The cheap plastic chair buckled under her weight. She fell backwards, her head hitting the vinyl floor. The few mouthfuls left of her sandwich flew across the room and under the ancient cooker.

‘Fuck sake.’

She clambered up, shoving the chair under the table. Her head throbbed. She put her hand to the back of it, but didn’t find any blood.

The wall clock above the bookcase said her lunch break was almost over, so she kicked the chair and went back downstairs. 

Her boss stood at the customer services desk, flicking through the stocktaking book and chewing on a biro. She walked over. ‘Hollie, you need to work on your handwriting,’ he said, putting the pen and stocktaking book on the counter. 

‘Why?’

‘It looks like a spider ran across the page.’

Your handwriting looks like a drunk spider ran across the page, she thought. She didn’t say that, though. She did what her nan had told her to do when someone annoyed her—she stood with her hands together and stared at him.

‘You’re only halfway through this. We need to get it done by the end of the week. That gives you two days and there’s still this floor and another one to go.’

‘That’s impossible!’

‘That’s what needs to be done.’

More staring. 

‘Hollie?’

‘Mm?’

‘I’ll have less of that attitude as well.’

Several of Hollie’s coworkers were now listening in from the white goods section nearby, their necks craning but heads turned away. A middle-aged couple pretended to read a washing machine label in the next aisle. 

‘You sound like my mum when I was a teenager.’

‘I beg your pardon?’

‘Shit! I mean…’

‘Hollie, I want you to want to be here.’ He paused, lifting his glasses and clutching the bridge of his nose. Lowering them, he gestured around the room. Colleagues turned away, pretending to be engrossed in their own conversation, whilst the couple moved on to the washer on their right. ’There are lots of people out there who would love to be in your position.’

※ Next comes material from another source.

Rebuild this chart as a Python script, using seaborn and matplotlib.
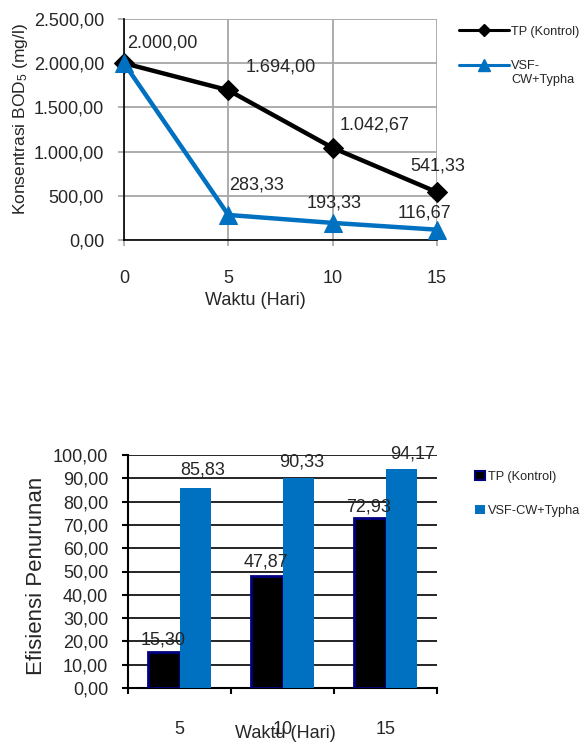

Hollie’s cheeks turned a shade of red that no amount of foundation could conceal and that rivalled the colour of her freshly dyed bob. ‘As a sales assistant in a department store doing the monkey work for minimum wage and a boss who’s never once uttered the words, “Thank you”?’

‘Hollie!’

Hollie clasped her hands over her mouth. What was she saying? ‘I’m sorry. I’m…you know what, actually? I’m not sorry. I’m so sick of your shit. You’re condescending, you talk to me like I’m a twelve-year-old girl who hasn’t got a fucking clue, and you assume all female sales assistants know absolutely nothing about technology and everything about washing machines! You know what I can do with a washing machine? I can wash my clothes. I don’t give a shit what the rest of it does. I am so over you and your attitude. You can stick your fucking job because I’ve had it.’ She stormed towards the staffroom, her foot catching on her opposite heel as she was a few feet away. She stumbled. A small handful of her pride left, she regained her balance, power walked to the door, and slammed it behind her.